If I Can DevOps, So Can You – Part VI : “First service, the appetizer…”

If I Can DevOps, So Can You – Part VI : “First service, the appetizer…”

Dirty Rotten Scoundrels

By this point, your team is ready to deliver a wireframe, a mockup, a proof of concept (PoC) to see if what you want to do is even possible, in a feature incomplete way, can be done. In short, this is your “DevOps appetizer”. This can be formal, to seriously test the processes you have in place, or something quick and dirty to give your product owner or other constituents something tangible to visualize. 

Having a mockup, something visual, that maps to those requirements, via user stories, in a loose format to ensure that the communication and interpretation is clear between teams, is incredibly useful. There’s plenty of visual prototyping tools, and if you have a function on your team focuses on human-centered design, they may be the user experience group, a team or individual that works on translating how people behave and think into a roadmap or set of details that software engineering teams can work from. This is also not a “one and done” activity, as your first actionable user feedback will occur at this stage and should shape, not only the product you are developing, but the method, quality and type of communications that will most likely exist during the lifespan of the current development effort.

My mockup for this site is mainly conceptual at the time of this initial writing, namely because at this point I do not know the direction of the content and features that will eventually exist here. However, that also mirrors most technology projects that encompass a major modernization and primarily new development. That’s okay, to be honest. This site will be refined and expanded as I and you, the reader see fit. Things will change during the development, deployment and long term support. It’s the nature of DevOps. I may even re-platform it in due time and maybe move it back just to see how resilient and portable things are. It’s good for you to do similar testing on such projects that require this type of flexibility, but also identified potentially hidden dependencies, and aids in documenting them and plan for any fixes or mitigations.

(insert basic diagram of publish and hosting)

The first course for this project was getting a domain name, in my case I picked a registrar, and since I’m hosting this on AWS, I setup a basic “free tier” account on AWS and started with setting up basic DNS (domain name service) capabilities via the management platform. If this is your own first personal foray into AWS’ management portal, it will seem confusing and daunting at first, because there’s a lot there, and unless you know what you are doing or looking for, it will take a moment to orient and begin the process. This will require being logged into AWS and your registrar’s control panel to update the name servers. AWS will give you four (4) DNS servers, and most registrars typically will be only prompting for two (2), but I recommend for AWS’ global load balancing to work correctly, enter in all four (4) DNS servers provided by AWS.

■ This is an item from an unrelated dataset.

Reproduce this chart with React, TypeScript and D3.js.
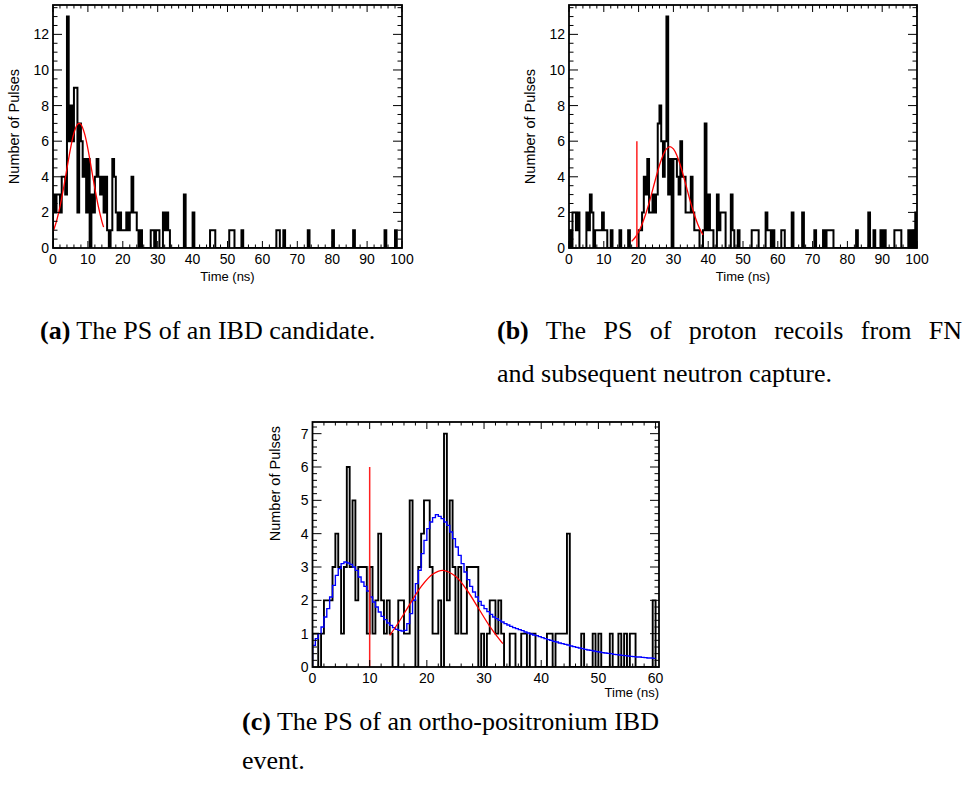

This will, in effect, give AWS the ability to allow you to manage host names and other aspects of DNS from their console. This is important, for when you “create” and “destroy” hosts as part of the automated deployment process, as those hosts that were last deployed were ethereal in nature. The ethereal nature is also one particular characteristic to note when you do discuss cloud security with your information security and assurance team, as the typical model for host-based/centric security tools, and especially their licensing models, typically do not handle this aspect well. There will be a need to discuss alternative methods to monitor and secure these types of hosts. The format of the discussion, plus methods and techniques on how to do so will be one of the first branching sections of this blog series.

The next steps I will be following for provisioning can be found as an implementation guide at AWS: https://aws.amazon.com/getting-started/projects/host-static-website/

The site will be static pages initially, since the content management aspects will be maintained through the automated pipelines and code management we will be building, but this is the provisioning of the target environment, and we will work backwards from there, and test integrations. This walkthrough can then be used to create more advanced features later on in its lifespan, but we will do some simple text files and graphics to demonstrate the basics.